The electoral setting of North America – what is the least bad alternative? – makes plain the necessity of assessing where working class reformation and new organizational capacities are coming together. In terms of socialist political realignment, Alan Sears and Ingo Schmidt provide individual and important assessments of how to rebuild the infrastructure and maps for a new socialist politics for Relay. From quite diverse geographical and organizational landscapes, Kagaralitsky, Chandra, Bustani and Louca examine these challenges for the left in Eastern Europe, the Middle East, India and Portugal. And Susan Spronk and Jeff Webber assess developments in Ecuador and Bolivia where, alongside Venezuela, the left is more directly contesting capitalist power.

Political reorganization of the left is deeply intertwined with the renewal of the labour movement. Here each new opening and victory seems still matched by rollback and new challenges for unions.
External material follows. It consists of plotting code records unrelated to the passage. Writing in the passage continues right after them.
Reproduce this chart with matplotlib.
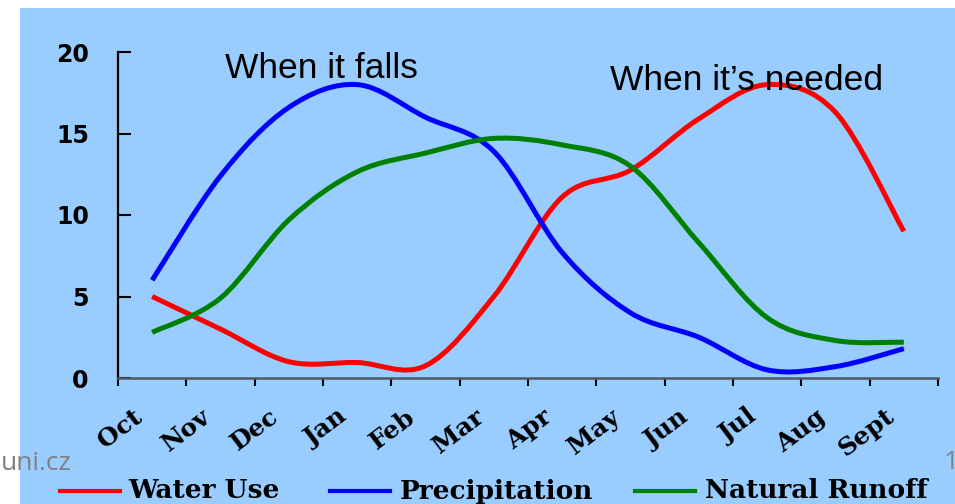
import numpy as np
import matplotlib
matplotlib.use("Agg")
import matplotlib.pyplot as plt
from matplotlib.path import Path
from matplotlib.patches import PathPatch, Rectangle
from matplotlib.lines import Line2D
import matplotlib.transforms as mtransforms

# Monthly values (water year Oct - Sept)
months = ["Oct", "Nov", "Dec", "Jan", "Feb", "Mar",
          "Apr", "May", "Jun", "Jul", "Aug", "Sept"]
water_use = [5.0, 3.0, 1.0, 0.95, 0.75, 5.0, 11.1, 12.75, 15.9, 18.0, 16.3, 9.0]
precipitation = [6.0, 12.4, 16.6, 18.0, 16.0, 13.9, 7.7, 4.0, 2.5, 0.5, 0.7, 1.8]
natural_runoff = [2.8, 4.9, 9.7, 12.65, 13.8, 14.7, 14.3, 13.0, 8.3, 3.7, 2.3, 2.2]

series = [
    ("Water Use", water_use, "#ff0000"),
    ("Precipitation", precipitation, "#0000ff"),
    ("Natural Runoff", natural_runoff, "#008000"),
]

BG = "#99ccff"


def smooth_path(x, y):
    # smoothed line (Bezier through every point, like a spreadsheet "smooth line")
    pts = np.column_stack([x, y]).astype(float)
    n = len(pts)
    verts = [pts[0]]
    codes = [Path.MOVETO]
    for i in range(n - 1):
        p0 = pts[i - 1] if i > 0 else pts[i]
        p1 = pts[i]
        p2 = pts[i + 1]
        p3 = pts[i + 2] if i + 2 < n else pts[i + 1]
        verts += [p1 + (p2 - p0) / 6, p2 - (p3 - p1) / 6, p2]
        codes += [Path.CURVE4] * 3
    return Path(verts, codes)


fig = plt.figure(figsize=(9.55, 5.04), dpi=100)
fig.patch.set_facecolor("white")
fig.patches.append(Rectangle((20 / 955, 0), 1 - 20 / 955, 496 / 504,
                             transform=fig.transFigure, facecolor=BG,
                             edgecolor="none", zorder=-1))

ax = fig.add_axes([118 / 955, 126 / 504, 820 / 955, 326 / 504])
ax.set_facecolor(BG)

x = np.arange(len(months)) + 0.5
for name, vals, color in series:
    ax.add_patch(PathPatch(smooth_path(x, vals), fill=False, edgecolor=color,
                           lw=3.6, capstyle="butt", joinstyle="round", zorder=3))

ax.set_xlim(0, 12)
ax.set_ylim(0, 20)

for side in ["top", "right"]:
    ax.spines[side].set_visible(False)
ax.spines["left"].set_color("black")
ax.spines["left"].set_linewidth(1.6)
ax.spines["bottom"].set_color("#4f5862")
ax.spines["bottom"].set_linewidth(1.8)

ax.set_yticks([0, 5, 10, 15, 20])
ax.tick_params(axis="y", direction="in", length=9, width=1.5, pad=21,
               labelsize=17, colors="black")
for lab in ax.get_yticklabels():
    lab.set_fontfamily("DejaVu Sans")
    lab.set_fontweight("bold")

ax.set_xticks(np.arange(13))
ax.set_xticklabels([])
ax.tick_params(axis="x", which="major", direction="out", length=6, width=1.5,
               color="black")
ax.set_xticks(x, minor=True)
ax.set_xticklabels(months, minor=True, rotation=37, ha="right",
                   rotation_mode="anchor", fontsize=18,
                   fontfamily="DejaVu Serif", fontweight="bold")
ax.tick_params(axis="x", which="minor", length=0, pad=19)
shift = mtransforms.ScaledTranslation(-20 / 100, 0, fig.dpi_scale_trans)
for lab in ax.xaxis.get_minorticklabels():
    lab.set_transform(lab.get_transform() + shift)

# headings over the curves
fig.text(225 / 955, 1 - 78 / 504, "When it falls", fontsize=25.5,
         fontfamily="Liberation Sans", va="baseline", ha="left", zorder=5)
fig.text(610 / 955, 1 - 90 / 504, "When it\u2019s needed", fontsize=25.5,
         fontfamily="Liberation Sans", va="baseline", ha="left", zorder=5)

# legend strip along the bottom
legend_x = [(60, 128), (330, 400), (635, 705)]
ly = 1 - 491 / 504
for (lx, tx), (name, vals, color) in zip(legend_x, series):
    fig.lines.append(Line2D([lx / 955, (lx + 60) / 955], [ly, ly],
                            transform=fig.transFigure, color=color, lw=3))
    fig.text(tx / 955, ly, name, fontsize=19, fontfamily="DejaVu Serif",
             fontweight="bold", va="center", ha="left")

# slide footer remnants
fig.text(72 / 955, 1 - 470 / 504, "uni.cz", fontsize=19, color="#808080",
         fontfamily="Open Sans", ha="right", va="baseline")
fig.text(944 / 955, 1 - 469 / 504, "1", fontsize=19, color="#808080",
         fontfamily="Open Sans", ha="left", va="baseline")

fig.savefig("out.png", dpi=100, facecolor=fig.get_facecolor())
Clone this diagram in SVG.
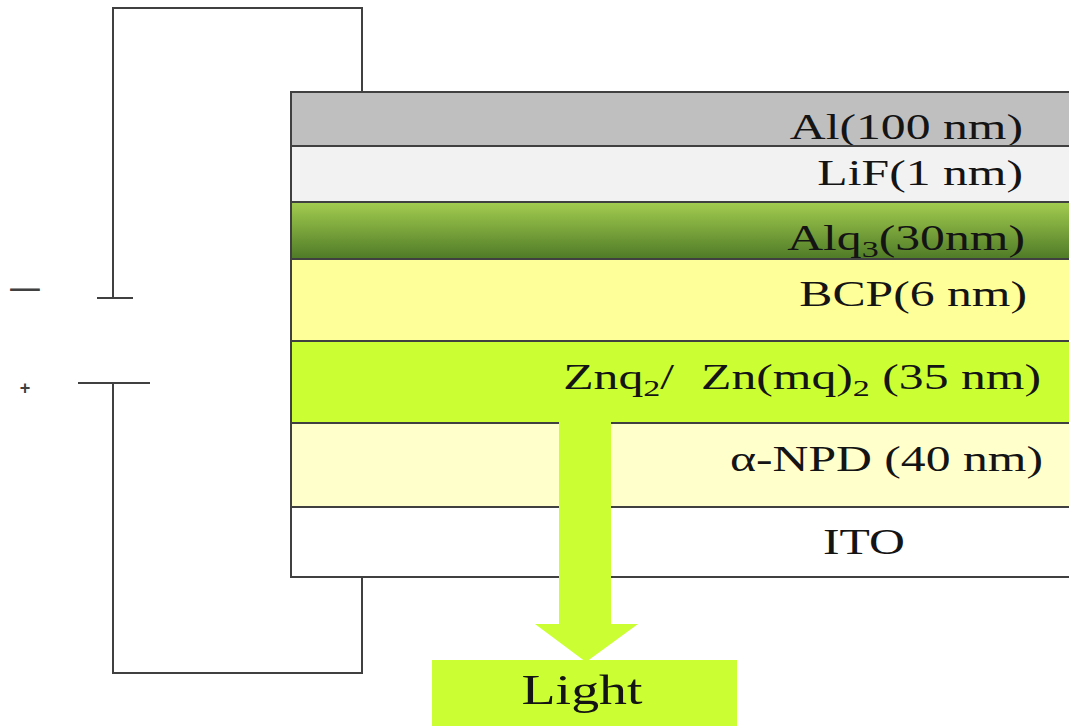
<svg xmlns="http://www.w3.org/2000/svg" width="1069" height="726" viewBox="0 0 1069 726">
<style>
.lbl{font-family:"Liberation Serif","Times New Roman",serif;font-size:35px;fill:#141414;}
.big{font-size:42px;}
.wire{fill:none;stroke:#404040;stroke-width:2;}
.layer{stroke:#404040;stroke-width:2;}
.sign{font-family:"Liberation Sans",Arial,sans-serif;fill:#404040;}
</style>
<defs>
<linearGradient id="alq" x1="0" y1="0" x2="0" y2="1">
<stop offset="0" stop-color="#a3cd4f"/>
<stop offset="1" stop-color="#4f7a27"/>
</linearGradient>
</defs>
<g id="connectors">
<polyline class="wire" points="113,298 113,8 362,8 362,92"/>
<polyline class="wire" points="113,383 113,673 362,673 362,577"/>
<line class="wire" x1="97" y1="298" x2="133" y2="298"/>
<line class="wire" x1="78" y1="383" x2="150" y2="383"/>
</g>
<text class="sign" transform="translate(25,301) scale(1.8,1)" text-anchor="middle" font-size="34">−</text>
<text class="sign" x="25" y="394" text-anchor="middle" font-size="18" font-weight="bold">+</text>
<g id="al"><rect class="layer" x="291" y="92" width="790" height="54" fill="#bfbfbf"/>
<text class="lbl" transform="translate(1023,139) scale(1.42,1)" text-anchor="end">Al(100 nm)</text></g>
<g id="lif"><rect class="layer" x="291" y="146" width="790" height="56" fill="#f2f2f2"/>
<text class="lbl" transform="translate(1023,185) scale(1.42,1)" text-anchor="end">LiF(1 nm)</text></g>
<g id="alq3"><rect class="layer" x="291" y="202" width="790" height="57" fill="url(#alq)"/>
<text class="lbl" transform="translate(1025,250) scale(1.42,1)" text-anchor="end">Alq<tspan font-size="24" dy="7">3</tspan><tspan dy="-7">(30nm)</tspan></text></g>
<g id="bcp"><rect class="layer" x="291" y="259" width="790" height="82" fill="#ffff99"/>
<text class="lbl" transform="translate(1027,306) scale(1.42,1)" text-anchor="end">BCP(6 nm)</text></g>
<g id="znq"><rect class="layer" x="291" y="341" width="790" height="82" fill="#ccff33"/>
<text class="lbl" transform="translate(1041,389) scale(1.42,1)" text-anchor="end">Znq<tspan font-size="24" dy="7">2</tspan><tspan dy="-7">/</tspan><tspan dx="19">Zn(mq)</tspan><tspan font-size="24" dy="7">2</tspan><tspan dy="-7"> (35 nm)</tspan></text></g>
<g id="npd"><rect class="layer" x="291" y="423" width="790" height="84" fill="#ffffcc"/>
<text class="lbl" transform="translate(1043,471) scale(1.42,1)" text-anchor="end">α-NPD (40 nm)</text></g>
<g id="ito"><rect class="layer" x="291" y="507" width="790" height="70" fill="#ffffff"/>
<text class="lbl" transform="translate(864,554) scale(1.42,1)" text-anchor="middle">ITO</text></g>
<g id="arrow"><polygon points="559,422 611,422 611,624 638,624 586,662 535,624 559,624" fill="#ccff33"/></g>
<g id="light"><rect x="432" y="660" width="305" height="70" fill="#ccff33"/>
<text class="lbl big" transform="translate(582,704) scale(1.33,1)" text-anchor="middle">Light</text></g>
</svg>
This issue of Relay contains a very revealing contribution by Steven Tufts on labour struggles over industrial renewal policies in Toronto, particularly as it relates to the Woodbine entertainment complex. And pieces by Herman Rosenfeld, J.P. Daubois and others take on a number of other assessments of union struggles related to layoffs, wages and poverty. The debris of neoliberalism dominates our writing as much as it does our political lives.